Billot, pour entretenir Scheurer, l’avait conduit dans un salon « d’où l’on ne serait pas entendu » et dont il ferma la porte à clef[1] ; vers la fin de la conversation seulement, il le mena dans son cabinet[2]. Après quelque préambule où Scheurer vit devant lui un nouveau Billot qu’il ne connaissait pas encore, bien qu’on le lui eût souvent décrit, « faux et fourbe, à l’œil fuyant[3] », il lui fit le récit de ses longues recherches : « J’ai appris enfin qu’un officier supérieur a été mis en non-activité pour infirmités temporaires… — Par moi. — Oui, par toi. » Billot ne bronche pas ; Scheurer nomme Esterhazy ; le ministre reste impassible ; puis, comme le sénateur lui montre un fac-similé du bordereau : « C’est donc la pièce elle-même que tu as ? » observe Billot, faisant la bête.

La vieille amitié croule dans une seconde.

La conversation continue : « Nous avons, dit Billot,

  1. Je suis pas à pas le récit de Scheurer dans ses Mémoires ; il l’a résumé dans ses dépositions. (Procès Esterhazy, 154 ; Procès Zola, I, 113 ; Instr.

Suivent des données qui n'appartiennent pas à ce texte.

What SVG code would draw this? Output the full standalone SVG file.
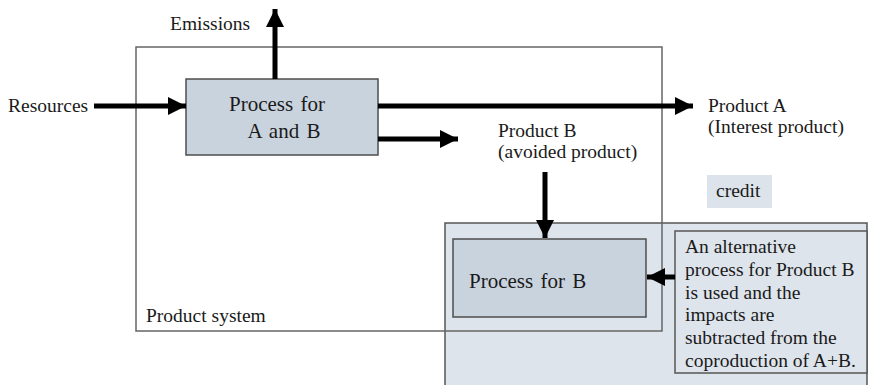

Fabre, 109.) — Ce récit est, sommairement, confirmé par Billot à Rennes (I, 168).
  2. Rennes, I, 168, Billot : « Il a passé deux heures à ma table, deux heures dans la salle de billard, une heure dans mon cabinet. » — Procès Esterhazy, 151, Scheurer : « La conversation dura quatre heures. »
  3. Billot dit « qu’au début de la conversation, il tint ce langage : « Je suis ministre de la Guerre. Le garde des Sceaux, seul, peut être saisi d’une demande de revision. Dans ces conditions, incompétent moi-même, je ne pourrais pas en accepter le poids. » (I, 168.)